* [Work to do]:
Can you pull out each line of the data below that includes the word "LaTeX"?

* [Provided data]:
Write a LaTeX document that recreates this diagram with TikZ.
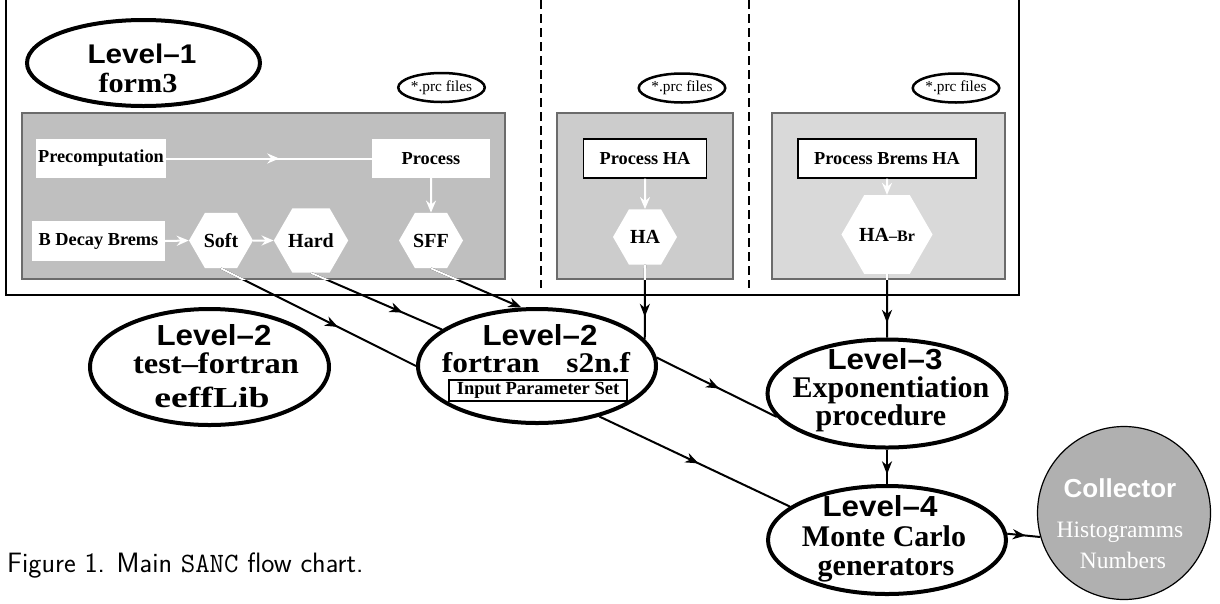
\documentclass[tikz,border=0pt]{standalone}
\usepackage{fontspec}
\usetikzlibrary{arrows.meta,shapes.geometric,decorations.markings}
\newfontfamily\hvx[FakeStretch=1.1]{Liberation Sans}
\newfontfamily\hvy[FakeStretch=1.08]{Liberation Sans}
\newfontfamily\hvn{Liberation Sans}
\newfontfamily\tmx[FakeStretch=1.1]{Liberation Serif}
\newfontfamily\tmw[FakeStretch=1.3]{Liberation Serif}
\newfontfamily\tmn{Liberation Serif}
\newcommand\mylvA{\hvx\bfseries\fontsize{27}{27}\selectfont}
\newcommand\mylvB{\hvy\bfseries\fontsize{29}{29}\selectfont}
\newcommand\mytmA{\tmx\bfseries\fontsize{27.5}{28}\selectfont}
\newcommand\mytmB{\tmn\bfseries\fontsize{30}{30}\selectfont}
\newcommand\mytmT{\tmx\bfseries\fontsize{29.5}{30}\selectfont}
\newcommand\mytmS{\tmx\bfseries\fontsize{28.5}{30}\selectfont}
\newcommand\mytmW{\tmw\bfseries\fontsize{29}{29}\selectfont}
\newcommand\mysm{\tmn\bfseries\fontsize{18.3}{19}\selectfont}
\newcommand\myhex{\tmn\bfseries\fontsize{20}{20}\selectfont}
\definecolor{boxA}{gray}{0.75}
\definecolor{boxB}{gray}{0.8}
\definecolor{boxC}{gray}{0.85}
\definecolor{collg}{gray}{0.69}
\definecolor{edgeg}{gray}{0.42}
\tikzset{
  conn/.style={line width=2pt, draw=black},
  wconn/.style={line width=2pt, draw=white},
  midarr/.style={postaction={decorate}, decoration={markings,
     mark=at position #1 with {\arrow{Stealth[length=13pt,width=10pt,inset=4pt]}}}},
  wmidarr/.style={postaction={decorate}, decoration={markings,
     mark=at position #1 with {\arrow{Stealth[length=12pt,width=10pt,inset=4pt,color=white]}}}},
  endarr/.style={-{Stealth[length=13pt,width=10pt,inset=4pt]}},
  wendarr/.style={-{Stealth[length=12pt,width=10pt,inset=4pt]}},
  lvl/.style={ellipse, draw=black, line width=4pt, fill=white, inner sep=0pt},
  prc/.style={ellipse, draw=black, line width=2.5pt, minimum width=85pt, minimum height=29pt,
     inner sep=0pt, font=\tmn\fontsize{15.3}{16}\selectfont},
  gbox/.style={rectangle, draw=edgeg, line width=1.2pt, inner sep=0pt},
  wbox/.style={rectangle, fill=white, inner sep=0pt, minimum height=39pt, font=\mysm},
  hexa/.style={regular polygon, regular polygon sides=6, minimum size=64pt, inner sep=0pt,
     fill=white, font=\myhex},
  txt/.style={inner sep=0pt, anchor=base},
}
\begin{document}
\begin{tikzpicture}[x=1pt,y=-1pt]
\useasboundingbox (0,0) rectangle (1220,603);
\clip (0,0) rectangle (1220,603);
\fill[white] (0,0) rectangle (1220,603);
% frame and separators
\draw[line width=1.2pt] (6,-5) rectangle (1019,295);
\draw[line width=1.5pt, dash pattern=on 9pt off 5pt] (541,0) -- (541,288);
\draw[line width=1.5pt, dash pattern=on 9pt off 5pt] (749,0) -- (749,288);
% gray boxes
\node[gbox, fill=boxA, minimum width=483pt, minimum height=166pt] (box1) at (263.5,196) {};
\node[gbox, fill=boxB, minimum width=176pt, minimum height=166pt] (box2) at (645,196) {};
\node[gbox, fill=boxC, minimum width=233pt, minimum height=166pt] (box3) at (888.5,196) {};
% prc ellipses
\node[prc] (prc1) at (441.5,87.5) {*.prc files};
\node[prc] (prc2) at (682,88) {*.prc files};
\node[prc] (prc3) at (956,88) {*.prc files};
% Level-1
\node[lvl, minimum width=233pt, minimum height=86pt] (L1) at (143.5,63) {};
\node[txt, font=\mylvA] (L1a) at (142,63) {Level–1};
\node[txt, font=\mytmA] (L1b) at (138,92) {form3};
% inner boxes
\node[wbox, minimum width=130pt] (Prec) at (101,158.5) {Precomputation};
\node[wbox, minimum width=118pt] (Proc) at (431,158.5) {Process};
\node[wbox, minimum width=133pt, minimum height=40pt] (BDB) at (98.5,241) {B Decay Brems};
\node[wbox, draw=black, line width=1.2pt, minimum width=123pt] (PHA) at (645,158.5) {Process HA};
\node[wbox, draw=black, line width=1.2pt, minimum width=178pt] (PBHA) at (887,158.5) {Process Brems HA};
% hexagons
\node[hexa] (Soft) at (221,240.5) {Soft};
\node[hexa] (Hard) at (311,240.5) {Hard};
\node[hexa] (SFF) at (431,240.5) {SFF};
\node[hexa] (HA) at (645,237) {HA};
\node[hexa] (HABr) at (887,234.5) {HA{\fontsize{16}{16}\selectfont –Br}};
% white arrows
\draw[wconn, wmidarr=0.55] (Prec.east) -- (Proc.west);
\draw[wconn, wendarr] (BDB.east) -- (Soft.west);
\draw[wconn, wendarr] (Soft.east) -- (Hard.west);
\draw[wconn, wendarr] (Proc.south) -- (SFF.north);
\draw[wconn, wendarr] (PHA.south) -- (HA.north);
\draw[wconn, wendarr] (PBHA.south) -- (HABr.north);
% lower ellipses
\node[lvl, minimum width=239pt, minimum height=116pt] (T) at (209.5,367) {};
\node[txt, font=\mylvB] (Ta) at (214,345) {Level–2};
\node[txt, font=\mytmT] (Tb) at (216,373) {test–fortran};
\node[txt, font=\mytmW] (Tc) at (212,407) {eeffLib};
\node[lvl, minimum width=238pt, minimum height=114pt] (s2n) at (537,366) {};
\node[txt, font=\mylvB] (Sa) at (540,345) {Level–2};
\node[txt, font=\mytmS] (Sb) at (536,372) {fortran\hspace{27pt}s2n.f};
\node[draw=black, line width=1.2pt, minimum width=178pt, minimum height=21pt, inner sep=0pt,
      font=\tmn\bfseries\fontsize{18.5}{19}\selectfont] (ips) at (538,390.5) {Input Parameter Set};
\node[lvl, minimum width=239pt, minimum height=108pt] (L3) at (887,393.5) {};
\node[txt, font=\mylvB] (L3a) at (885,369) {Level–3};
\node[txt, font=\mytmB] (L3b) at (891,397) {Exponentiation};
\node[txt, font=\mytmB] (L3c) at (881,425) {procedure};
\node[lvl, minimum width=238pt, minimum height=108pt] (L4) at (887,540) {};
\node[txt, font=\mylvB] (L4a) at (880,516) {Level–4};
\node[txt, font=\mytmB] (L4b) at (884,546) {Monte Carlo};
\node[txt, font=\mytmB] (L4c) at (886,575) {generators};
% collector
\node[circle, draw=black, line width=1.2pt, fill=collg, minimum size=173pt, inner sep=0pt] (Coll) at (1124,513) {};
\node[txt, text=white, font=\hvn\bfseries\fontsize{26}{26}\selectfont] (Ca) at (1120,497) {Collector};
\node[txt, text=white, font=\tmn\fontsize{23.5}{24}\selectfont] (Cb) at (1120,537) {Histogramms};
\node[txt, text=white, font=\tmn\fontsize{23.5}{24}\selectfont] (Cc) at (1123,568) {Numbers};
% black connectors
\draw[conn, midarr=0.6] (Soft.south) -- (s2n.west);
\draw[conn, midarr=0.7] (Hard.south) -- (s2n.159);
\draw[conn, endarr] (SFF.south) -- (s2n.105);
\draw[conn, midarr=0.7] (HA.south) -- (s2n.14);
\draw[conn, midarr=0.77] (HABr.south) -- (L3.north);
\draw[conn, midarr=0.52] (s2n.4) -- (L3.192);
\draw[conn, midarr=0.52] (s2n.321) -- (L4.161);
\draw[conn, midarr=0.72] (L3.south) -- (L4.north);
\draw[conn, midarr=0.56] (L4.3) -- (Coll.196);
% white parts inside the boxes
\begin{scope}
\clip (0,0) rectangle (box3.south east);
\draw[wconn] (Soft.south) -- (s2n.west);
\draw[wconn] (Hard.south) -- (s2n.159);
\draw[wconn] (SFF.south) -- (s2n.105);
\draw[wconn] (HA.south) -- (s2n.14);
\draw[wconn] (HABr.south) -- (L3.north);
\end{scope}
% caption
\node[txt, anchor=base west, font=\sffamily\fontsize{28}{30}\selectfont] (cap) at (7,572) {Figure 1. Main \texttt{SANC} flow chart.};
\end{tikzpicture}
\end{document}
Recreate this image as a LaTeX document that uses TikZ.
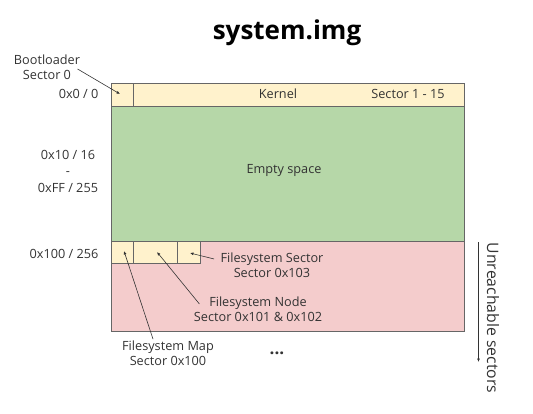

* [Full answer]:
Write a LaTeX document that recreates this diagram with TikZ.
Recreate this image as a LaTeX document that uses TikZ.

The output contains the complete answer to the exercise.